Mycelium colonies are typically white and fluffy and can remain hidden inside trees or underground for several years. Under the right conditions, with favorable temperature and humidity, they begin to sprout mushrooms.
These then grow and mature to release spores, which are then carried by the wind to form yet another mycelium colony elsewhere.
Types of Mushrooms
There are generally four categories of mushrooms.
1. Mycorrhizal Fungi
Fungi that fall into this category form a symbiotic relationship with the roots of live trees. They not only draw nutrients from the tree itself, but they also feed nutrients back to its roots to promote a healthier flourishing root system.
Porcini, chanterelles, and truffle mushrooms are all examples of mycorrhizal fungi.
2. Parasitic Fungi
These fungi feed on live trees but don’t give anything back in return that benefits the host. They keep extracting nutrients from the tree until it dies off.
3. Saprophytic Fungi
This category of mushrooms grow and live on decaying organic matter like fallen leaves and plant roots after parasitic mushrooms kill them off. They extract the nutrients, minerals, and carbon dioxide. This works to break down the plant matter.

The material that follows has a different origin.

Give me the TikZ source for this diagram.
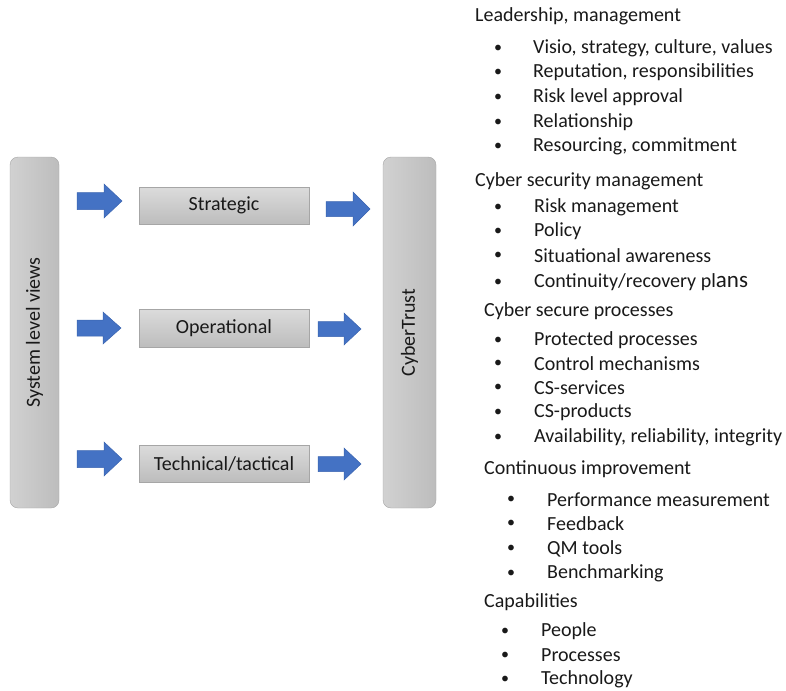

Edible fungi in this category include white-button, shiitake, and oyster mushrooms.
4. Endophytic Fungi
Endophytic fungi have both parasitic and symbiotic relationship with their host’s tissue They feed off of the tissue, but will also generally provide nutrients, as well as protect from disease.
Are mushrooms vegetables? The answer to that is – no, they’re not. They are fungi. You can, however, incorporate them in stir-fries, sauces, and stews in the same way you would a vegetable ingredient.
You could also have them as a side dish on their own, or as a topping to your favorite snacks or meals. If you’re feeling adventurous, serve them up as an entrée. The choice is ultimately yours.